**Requirement**
In the following material, identify every line holding the string "this" and return it.

**Information given**
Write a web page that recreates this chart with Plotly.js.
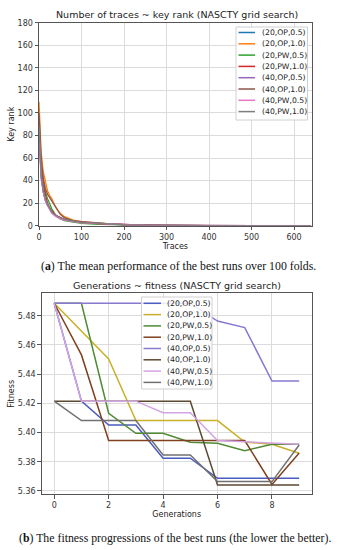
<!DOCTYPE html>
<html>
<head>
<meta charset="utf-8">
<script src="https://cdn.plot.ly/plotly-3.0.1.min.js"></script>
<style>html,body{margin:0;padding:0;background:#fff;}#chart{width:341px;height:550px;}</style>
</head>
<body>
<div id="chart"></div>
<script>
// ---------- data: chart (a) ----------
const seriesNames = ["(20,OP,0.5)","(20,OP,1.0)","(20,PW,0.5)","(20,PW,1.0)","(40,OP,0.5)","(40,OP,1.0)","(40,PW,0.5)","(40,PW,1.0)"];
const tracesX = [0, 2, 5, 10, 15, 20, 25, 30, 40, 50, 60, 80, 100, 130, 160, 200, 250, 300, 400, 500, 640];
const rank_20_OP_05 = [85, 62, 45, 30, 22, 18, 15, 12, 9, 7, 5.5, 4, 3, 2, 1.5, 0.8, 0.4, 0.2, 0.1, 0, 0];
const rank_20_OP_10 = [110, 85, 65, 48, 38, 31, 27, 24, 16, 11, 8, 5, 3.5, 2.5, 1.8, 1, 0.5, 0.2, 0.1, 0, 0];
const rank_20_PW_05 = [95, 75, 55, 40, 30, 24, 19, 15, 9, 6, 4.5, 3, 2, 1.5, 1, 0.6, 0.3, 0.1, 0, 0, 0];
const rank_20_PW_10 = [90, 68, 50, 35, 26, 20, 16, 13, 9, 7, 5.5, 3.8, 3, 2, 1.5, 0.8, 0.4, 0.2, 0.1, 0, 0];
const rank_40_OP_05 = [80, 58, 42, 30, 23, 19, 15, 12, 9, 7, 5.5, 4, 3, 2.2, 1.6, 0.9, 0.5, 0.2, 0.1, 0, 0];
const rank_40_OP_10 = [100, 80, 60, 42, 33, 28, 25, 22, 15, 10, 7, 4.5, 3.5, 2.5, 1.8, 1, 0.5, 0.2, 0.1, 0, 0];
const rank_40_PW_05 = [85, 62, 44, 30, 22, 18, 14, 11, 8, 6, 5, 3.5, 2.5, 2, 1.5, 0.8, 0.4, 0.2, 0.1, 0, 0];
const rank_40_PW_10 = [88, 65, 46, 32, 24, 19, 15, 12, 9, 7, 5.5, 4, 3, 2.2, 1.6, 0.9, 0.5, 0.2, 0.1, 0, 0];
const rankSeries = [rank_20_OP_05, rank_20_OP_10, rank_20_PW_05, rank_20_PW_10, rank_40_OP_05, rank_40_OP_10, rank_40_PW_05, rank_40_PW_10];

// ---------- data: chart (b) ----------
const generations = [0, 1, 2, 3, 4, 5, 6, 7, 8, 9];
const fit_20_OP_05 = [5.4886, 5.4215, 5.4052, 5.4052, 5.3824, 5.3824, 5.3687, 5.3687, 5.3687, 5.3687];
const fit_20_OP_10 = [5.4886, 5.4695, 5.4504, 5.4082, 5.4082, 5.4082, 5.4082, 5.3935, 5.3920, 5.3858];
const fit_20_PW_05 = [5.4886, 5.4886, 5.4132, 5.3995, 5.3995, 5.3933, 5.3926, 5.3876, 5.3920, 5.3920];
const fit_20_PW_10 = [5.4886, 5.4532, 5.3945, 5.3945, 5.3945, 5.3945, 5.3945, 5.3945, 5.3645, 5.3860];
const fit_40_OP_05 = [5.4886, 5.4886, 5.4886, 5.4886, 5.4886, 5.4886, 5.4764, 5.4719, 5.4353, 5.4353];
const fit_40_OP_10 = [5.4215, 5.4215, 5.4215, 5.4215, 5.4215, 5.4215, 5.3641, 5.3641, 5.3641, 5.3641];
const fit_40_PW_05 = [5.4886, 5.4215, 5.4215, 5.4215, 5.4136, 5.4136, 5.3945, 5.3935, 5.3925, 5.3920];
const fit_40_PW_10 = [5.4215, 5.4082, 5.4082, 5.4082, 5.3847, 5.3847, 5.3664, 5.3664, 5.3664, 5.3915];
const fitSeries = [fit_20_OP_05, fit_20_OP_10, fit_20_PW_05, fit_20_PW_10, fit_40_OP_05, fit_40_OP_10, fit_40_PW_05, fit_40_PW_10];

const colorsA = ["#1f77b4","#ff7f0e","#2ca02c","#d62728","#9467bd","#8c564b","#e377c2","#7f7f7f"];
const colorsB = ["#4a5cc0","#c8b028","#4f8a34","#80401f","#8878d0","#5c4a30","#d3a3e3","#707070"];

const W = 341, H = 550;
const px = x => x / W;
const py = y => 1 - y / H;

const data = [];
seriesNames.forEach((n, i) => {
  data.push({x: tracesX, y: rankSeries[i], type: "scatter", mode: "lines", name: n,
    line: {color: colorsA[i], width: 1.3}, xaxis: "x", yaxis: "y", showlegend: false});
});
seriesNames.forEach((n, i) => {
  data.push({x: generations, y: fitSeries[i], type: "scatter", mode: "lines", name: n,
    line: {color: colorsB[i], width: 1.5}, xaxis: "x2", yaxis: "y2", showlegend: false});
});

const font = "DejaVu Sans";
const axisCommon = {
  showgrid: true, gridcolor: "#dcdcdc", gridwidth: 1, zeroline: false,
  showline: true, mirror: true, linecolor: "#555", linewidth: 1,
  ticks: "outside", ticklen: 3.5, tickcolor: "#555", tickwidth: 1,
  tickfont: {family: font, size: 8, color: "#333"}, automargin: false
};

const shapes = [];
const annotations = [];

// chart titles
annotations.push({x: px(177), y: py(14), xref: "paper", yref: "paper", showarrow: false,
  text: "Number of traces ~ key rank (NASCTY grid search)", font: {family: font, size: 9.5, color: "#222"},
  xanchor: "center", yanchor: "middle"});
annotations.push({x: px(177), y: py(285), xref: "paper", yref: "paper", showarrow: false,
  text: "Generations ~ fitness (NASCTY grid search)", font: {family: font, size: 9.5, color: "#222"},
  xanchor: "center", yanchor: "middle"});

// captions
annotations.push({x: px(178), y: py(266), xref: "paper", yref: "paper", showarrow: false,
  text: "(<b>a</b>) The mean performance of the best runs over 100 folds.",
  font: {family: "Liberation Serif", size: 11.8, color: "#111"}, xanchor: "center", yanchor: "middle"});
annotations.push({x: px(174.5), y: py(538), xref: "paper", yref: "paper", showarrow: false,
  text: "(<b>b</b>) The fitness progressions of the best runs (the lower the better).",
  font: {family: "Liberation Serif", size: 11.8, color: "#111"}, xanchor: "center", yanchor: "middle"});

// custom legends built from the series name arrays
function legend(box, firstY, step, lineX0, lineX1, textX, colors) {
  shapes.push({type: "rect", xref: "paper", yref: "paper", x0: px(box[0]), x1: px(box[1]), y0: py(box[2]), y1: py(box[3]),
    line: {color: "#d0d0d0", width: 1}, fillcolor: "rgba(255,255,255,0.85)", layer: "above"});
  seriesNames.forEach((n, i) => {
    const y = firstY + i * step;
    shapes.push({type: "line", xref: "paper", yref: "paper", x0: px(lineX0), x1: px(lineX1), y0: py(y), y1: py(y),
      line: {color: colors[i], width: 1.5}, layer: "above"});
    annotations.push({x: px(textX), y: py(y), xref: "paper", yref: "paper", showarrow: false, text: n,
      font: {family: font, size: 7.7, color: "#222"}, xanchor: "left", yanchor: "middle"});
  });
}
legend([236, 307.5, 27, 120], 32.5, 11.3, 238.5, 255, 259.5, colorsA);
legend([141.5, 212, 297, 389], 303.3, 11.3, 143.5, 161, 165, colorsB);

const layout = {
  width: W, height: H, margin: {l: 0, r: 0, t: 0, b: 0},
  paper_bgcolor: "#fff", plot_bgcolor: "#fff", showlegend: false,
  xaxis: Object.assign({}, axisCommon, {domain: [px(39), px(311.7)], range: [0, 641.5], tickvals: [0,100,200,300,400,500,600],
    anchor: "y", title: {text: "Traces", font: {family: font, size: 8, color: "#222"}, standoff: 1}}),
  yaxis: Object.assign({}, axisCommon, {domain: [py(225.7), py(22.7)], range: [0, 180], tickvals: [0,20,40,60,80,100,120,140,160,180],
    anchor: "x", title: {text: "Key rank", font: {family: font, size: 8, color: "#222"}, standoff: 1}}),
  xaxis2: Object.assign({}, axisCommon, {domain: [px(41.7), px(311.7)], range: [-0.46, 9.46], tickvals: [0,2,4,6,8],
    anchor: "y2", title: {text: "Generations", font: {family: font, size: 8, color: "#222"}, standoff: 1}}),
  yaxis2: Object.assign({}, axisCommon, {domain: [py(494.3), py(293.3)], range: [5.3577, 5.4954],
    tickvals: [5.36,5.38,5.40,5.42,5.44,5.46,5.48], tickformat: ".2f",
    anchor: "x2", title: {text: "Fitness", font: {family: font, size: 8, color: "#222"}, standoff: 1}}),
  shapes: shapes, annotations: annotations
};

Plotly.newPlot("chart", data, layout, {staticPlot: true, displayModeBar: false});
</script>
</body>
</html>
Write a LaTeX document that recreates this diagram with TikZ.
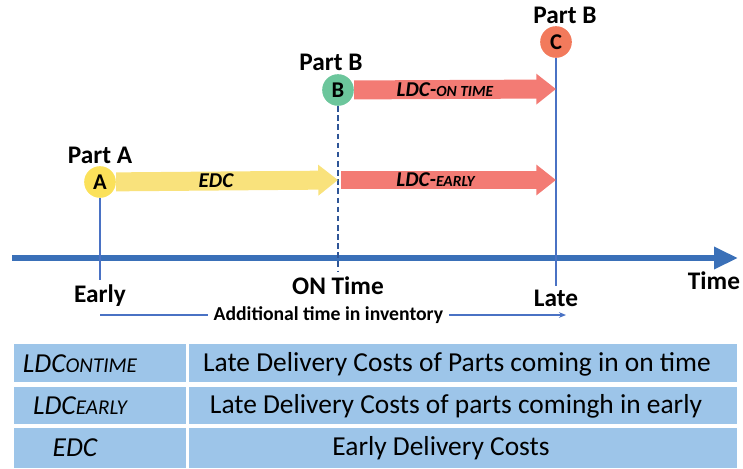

...

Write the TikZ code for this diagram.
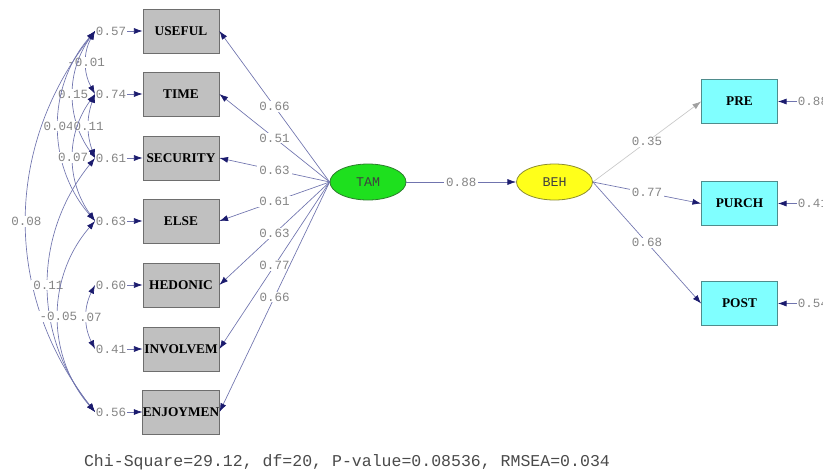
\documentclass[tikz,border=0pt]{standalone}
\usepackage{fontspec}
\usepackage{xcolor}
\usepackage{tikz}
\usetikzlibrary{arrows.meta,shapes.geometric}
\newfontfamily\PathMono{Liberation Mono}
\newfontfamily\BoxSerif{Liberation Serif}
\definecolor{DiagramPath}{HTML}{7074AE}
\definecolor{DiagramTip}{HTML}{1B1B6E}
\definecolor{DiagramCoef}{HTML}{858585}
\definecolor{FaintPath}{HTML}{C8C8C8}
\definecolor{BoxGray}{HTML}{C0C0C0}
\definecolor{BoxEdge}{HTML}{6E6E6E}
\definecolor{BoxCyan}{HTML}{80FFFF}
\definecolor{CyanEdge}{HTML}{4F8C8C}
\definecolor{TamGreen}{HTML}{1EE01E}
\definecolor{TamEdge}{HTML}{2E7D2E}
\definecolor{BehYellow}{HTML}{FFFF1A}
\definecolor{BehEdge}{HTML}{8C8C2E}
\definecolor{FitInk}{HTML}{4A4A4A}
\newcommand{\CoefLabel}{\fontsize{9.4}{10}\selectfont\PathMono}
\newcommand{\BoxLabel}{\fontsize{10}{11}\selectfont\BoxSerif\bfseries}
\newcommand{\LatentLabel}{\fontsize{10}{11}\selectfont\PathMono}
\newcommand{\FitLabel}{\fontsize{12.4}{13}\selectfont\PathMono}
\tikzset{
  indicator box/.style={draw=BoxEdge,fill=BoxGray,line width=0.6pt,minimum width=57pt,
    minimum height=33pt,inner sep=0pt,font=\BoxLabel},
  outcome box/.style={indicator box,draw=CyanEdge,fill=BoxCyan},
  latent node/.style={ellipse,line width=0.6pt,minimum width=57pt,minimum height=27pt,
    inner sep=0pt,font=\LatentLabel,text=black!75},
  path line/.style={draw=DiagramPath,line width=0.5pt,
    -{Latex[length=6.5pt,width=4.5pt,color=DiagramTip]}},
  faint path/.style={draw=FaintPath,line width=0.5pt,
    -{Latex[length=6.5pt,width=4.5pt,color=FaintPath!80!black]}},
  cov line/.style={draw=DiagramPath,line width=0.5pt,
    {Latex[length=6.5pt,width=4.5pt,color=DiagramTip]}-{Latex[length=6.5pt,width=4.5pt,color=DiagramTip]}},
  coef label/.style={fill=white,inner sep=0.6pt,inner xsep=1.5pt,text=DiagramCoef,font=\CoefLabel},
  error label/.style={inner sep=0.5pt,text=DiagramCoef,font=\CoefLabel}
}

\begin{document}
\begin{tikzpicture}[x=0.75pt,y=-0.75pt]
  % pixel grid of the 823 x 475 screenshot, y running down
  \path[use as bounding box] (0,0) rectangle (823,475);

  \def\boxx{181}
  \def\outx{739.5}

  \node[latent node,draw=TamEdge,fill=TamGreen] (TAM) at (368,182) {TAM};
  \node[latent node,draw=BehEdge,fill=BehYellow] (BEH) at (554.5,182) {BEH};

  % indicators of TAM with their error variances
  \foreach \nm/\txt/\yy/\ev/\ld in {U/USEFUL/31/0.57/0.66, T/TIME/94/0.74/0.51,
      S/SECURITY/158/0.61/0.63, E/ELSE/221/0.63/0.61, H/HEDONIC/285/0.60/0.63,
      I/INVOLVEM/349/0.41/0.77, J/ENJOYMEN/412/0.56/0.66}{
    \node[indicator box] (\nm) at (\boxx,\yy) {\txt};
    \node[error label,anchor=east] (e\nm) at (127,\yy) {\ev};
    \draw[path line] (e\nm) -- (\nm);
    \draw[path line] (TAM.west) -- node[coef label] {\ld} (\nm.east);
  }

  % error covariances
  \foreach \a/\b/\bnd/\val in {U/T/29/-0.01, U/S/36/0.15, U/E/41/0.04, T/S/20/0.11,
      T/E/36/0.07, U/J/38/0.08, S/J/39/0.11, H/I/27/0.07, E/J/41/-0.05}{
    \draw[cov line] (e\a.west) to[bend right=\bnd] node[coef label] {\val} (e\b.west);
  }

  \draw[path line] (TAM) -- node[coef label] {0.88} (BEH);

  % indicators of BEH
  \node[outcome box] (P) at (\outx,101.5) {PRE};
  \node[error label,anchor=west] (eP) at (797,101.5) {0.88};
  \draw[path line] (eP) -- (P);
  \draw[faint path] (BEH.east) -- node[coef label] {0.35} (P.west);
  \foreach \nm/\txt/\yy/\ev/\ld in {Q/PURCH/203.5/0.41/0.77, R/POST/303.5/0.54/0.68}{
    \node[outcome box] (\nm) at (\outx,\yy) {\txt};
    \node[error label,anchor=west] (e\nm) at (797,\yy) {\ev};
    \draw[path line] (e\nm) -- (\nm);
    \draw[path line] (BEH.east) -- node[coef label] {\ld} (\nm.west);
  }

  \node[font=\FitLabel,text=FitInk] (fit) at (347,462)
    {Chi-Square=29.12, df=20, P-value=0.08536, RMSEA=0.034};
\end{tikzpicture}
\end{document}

**Completed task**
Write a web page that recreates this chart with Plotly.js.
Write a LaTeX document that recreates this diagram with TikZ.
Write the TikZ code for this diagram.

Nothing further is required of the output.